Why that tree—the tree of Good and Evil? Have you ever met someone who thinks they have the right to judge everyone else? Don’t point them out if they’re around, but we all know those people with critical, judgmental spirits. Humans don’t have the capacity to perfectly judge the motives of others. Last night, I asked Avery, “If you were my boss and you told me to show up at 8 a.m., but I arrived at 7:55 a.m. on Monday, 7:58 a.m. on Tuesday, and 8:00 a.m. on Wednesday, then on Thursday I showed up at 8:45 a.m., would you consider me a bad employee?” She said, “Well, kind of.” I said, “Of course you would, because I wasn’t following your instructions as my boss.” But then I asked, “What if I explained that I was late because my son got hit by a school bus, broke his leg, and I had to rush him to the ER? Would you still think I was a bad employee?” She said, “No.” The point is, we don’t have the ability to judge the heart and motives of others accurately. We are quick to criticize, but we don’t see the full picture.
God said not to eat from the tree because He created us in His image, and He designed us for community. In Genesis 1:26-27, God says, “Let us make mankind in our image,” referring to the Trinitarian God—Father, Son, and Holy Spirit. From the beginning, God intended for us to live in community with each other. A great theologian named Augustine said that only the Christian God represents a perfect community within Himself. God wired us for this community from the very start. God is good. He has always been good, and His goodness has always been meant for us. He’s not an angry, vengeful God in the Old Testament and a soft, forgiving one in the New Testament. He is perfectly holy, and His grace is as great as His holiness.
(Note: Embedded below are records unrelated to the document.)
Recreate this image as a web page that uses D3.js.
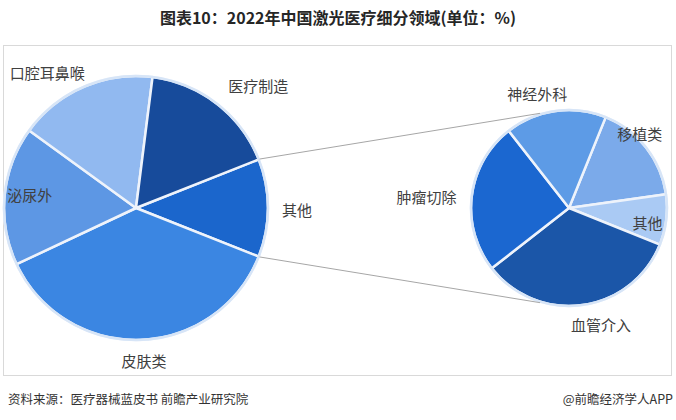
<!DOCTYPE html>
<html>
<head>
<meta charset="utf-8">
<script src="https://cdn.jsdelivr.net/npm/d3@7"></script>
<style>
  html, body { margin: 0; padding: 0; background: #ffffff; }
  svg { display: block; }
</style>
</head>
<body>
<svg id="chart" width="676" height="420"></svg>
<script>
// ---- data ----
const titleText = "图表10：2022年中国激光医疗细分领域(单位：%)";
const sourceText = "资料来源：医疗器械蓝皮书 前瞻产业研究院";
const brandText = "@前瞻经济学人APP";

const mainCats = ["其他", "皮肤类", "泌尿外", "口腔耳鼻喉", "医疗制造"];
const mainVals = [12, 37, 17, 17, 17];
const mainColors = ["#1b66cc", "#3b86e2", "#5d97e4", "#91b9f0", "#174b9b"];

const subCats = ["移植类", "其他", "血管介入", "肿瘤切除", "神经外科"];
const subVals = [2, 1, 4, 3, 2];
const subColors = ["#7baaea", "#aacaf4", "#1b56a8", "#1b67d0", "#5d9be6"];

// label nudges: angular offset (deg) from slice middle, and distance from centre (px)
const mainLabelDa = [0.7, -1.2, 1.6, -9.8, 7.2];
const mainLabelR = [161, 153, 107, 162, 173];
const subLabelDa = [-8.6, 3.8, -7.3, -2.2, -7.5];
const subLabelR = [103, 80, 121, 143, 119];

// ---- layout ----
const svg = d3.select("#chart");
const deg = Math.PI / 180;
const W = 676;

const main = { cx: 136, cy: 208, r: 132 };
const sub = { cx: 569, cy: 208, r: 98 };

// frame
svg.append("rect")
  .attr("x", 3.5).attr("y", 45.5)
  .attr("width", 668).attr("height", 330)
  .attr("fill", "none").attr("stroke", "#d9d9d9").attr("stroke-width", 1);

// title
svg.append("text")
  .attr("x", 338).attr("y", 17)
  .attr("text-anchor", "middle").attr("dominant-baseline", "central")
  .attr("font-family", "'Noto Sans CJK SC', sans-serif")
  .attr("font-weight", "bold").attr("font-size", 16)
  .attr("fill", "#262626")
  .text(titleText);

// main pie
const mainTotal = d3.sum(mainVals);
const otherSpan = mainVals[0] / mainTotal * 2 * Math.PI;
const mainStart = Math.PI / 2 - otherSpan / 2;
const mainPie = d3.pie().sort(null).value(d => d)
  .startAngle(mainStart).endAngle(mainStart + 2 * Math.PI);
const mainArcs = mainPie(mainVals);
const mainArc = d3.arc().innerRadius(0).outerRadius(main.r);

const gMain = svg.append("g").attr("transform", `translate(${main.cx},${main.cy})`);
gMain.selectAll("path").data(mainArcs).join("path")
  .attr("d", mainArc)
  .attr("fill", (d, i) => mainColors[i])
  .attr("stroke", "#eef3fb").attr("stroke-width", 2.5).attr("stroke-linejoin", "round");
gMain.append("circle").attr("r", main.r)
  .attr("fill", "none").attr("stroke", "#d7e5f7").attr("stroke-width", 2.5);

// sub pie
const subStart = 22 * deg;
const subPie = d3.pie().sort(null).value(d => d)
  .startAngle(subStart).endAngle(subStart + 2 * Math.PI);
const subArcs = subPie(subVals);
const subArc = d3.arc().innerRadius(0).outerRadius(sub.r);

const gSub = svg.append("g").attr("transform", `translate(${sub.cx},${sub.cy})`);
gSub.selectAll("path").data(subArcs).join("path")
  .attr("d", subArc)
  .attr("fill", (d, i) => subColors[i])
  .attr("stroke", "#eef3fb").attr("stroke-width", 2.5).attr("stroke-linejoin", "round");
gSub.append("circle").attr("r", sub.r)
  .attr("fill", "none").attr("stroke", "#d7e5f7").attr("stroke-width", 2.5);

// connector lines
const polar = (c, a, r) => [c.cx + r * Math.sin(a), c.cy - r * Math.cos(a)];
const oth = mainArcs[0];
const connA = 17 * deg;
const lines = [
  [polar(main, oth.startAngle, main.r + 1), polar(sub, -connA, sub.r + 1)],
  [polar(main, oth.endAngle, main.r + 1), polar(sub, Math.PI + connA, sub.r + 1)]
];
svg.append("g").selectAll("line").data(lines).join("line")
  .attr("x1", d => d[0][0]).attr("y1", d => d[0][1])
  .attr("x2", d => d[1][0]).attr("y2", d => d[1][1])
  .attr("stroke", "#a6a6a6").attr("stroke-width", 1);

// labels
function addLabels(c, arcs, cats, da, rr) {
  svg.append("g").selectAll("text").data(arcs).join("text")
    .attr("x", (d, i) => polar(c, (d.startAngle + d.endAngle) / 2 + da[i] * deg, rr[i])[0])
    .attr("y", (d, i) => polar(c, (d.startAngle + d.endAngle) / 2 + da[i] * deg, rr[i])[1])
    .attr("text-anchor", "middle").attr("dominant-baseline", "central")
    .attr("font-family", "'Noto Sans CJK SC', sans-serif")
    .attr("font-size", 15).attr("fill", "#404040")
    .text((d, i) => cats[i]);
}
addLabels(main, mainArcs, mainCats, mainLabelDa, mainLabelR);
addLabels(sub, subArcs, subCats, subLabelDa, subLabelR);

// footer
svg.append("text")
  .attr("x", 8).attr("y", 398)
  .attr("dominant-baseline", "central")
  .attr("font-family", "'Noto Sans CJK SC', sans-serif")
  .attr("font-size", 12.5).attr("fill", "#333333")
  .text(sourceText);
svg.append("text")
  .attr("x", W - 3).attr("y", 398)
  .attr("text-anchor", "end").attr("dominant-baseline", "central")
  .attr("font-family", "'Noto Sans CJK SC', sans-serif")
  .attr("font-size", 12.5).attr("fill", "#333333")
  .text(brandText);
</script>
</body>
</html>
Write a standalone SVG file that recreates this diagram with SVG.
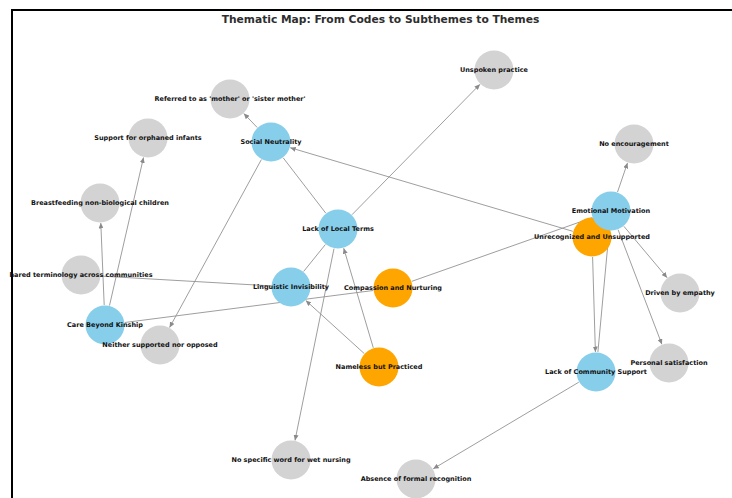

When God told Adam and Eve not to eat from the tree of Good and Evil, He was not being cruel; He was protecting them. Eating from that tree would have disrupted the community He designed for them, leading them to become critical and cruel toward one another. So, He warned them not to eat from it. But when Eve was deceived and ate the fruit, God drove them out of the Garden of Eden.
This brings us to an important point: When God drove them out, it wasn’t punishment in the way we often think. The Hebrew word for “drive out” actually comes from the word garash, meaning to “herd redemptively.” God was guiding them toward redemption. After this, God introduced another tree—the tree of life. He told them not to return to the garden and eat from it. Why? Because if they ate from the Tree of Life while separated from God, it would have perpetuated their separation. They needed to be restored before they could partake in the fullness of life He had intended.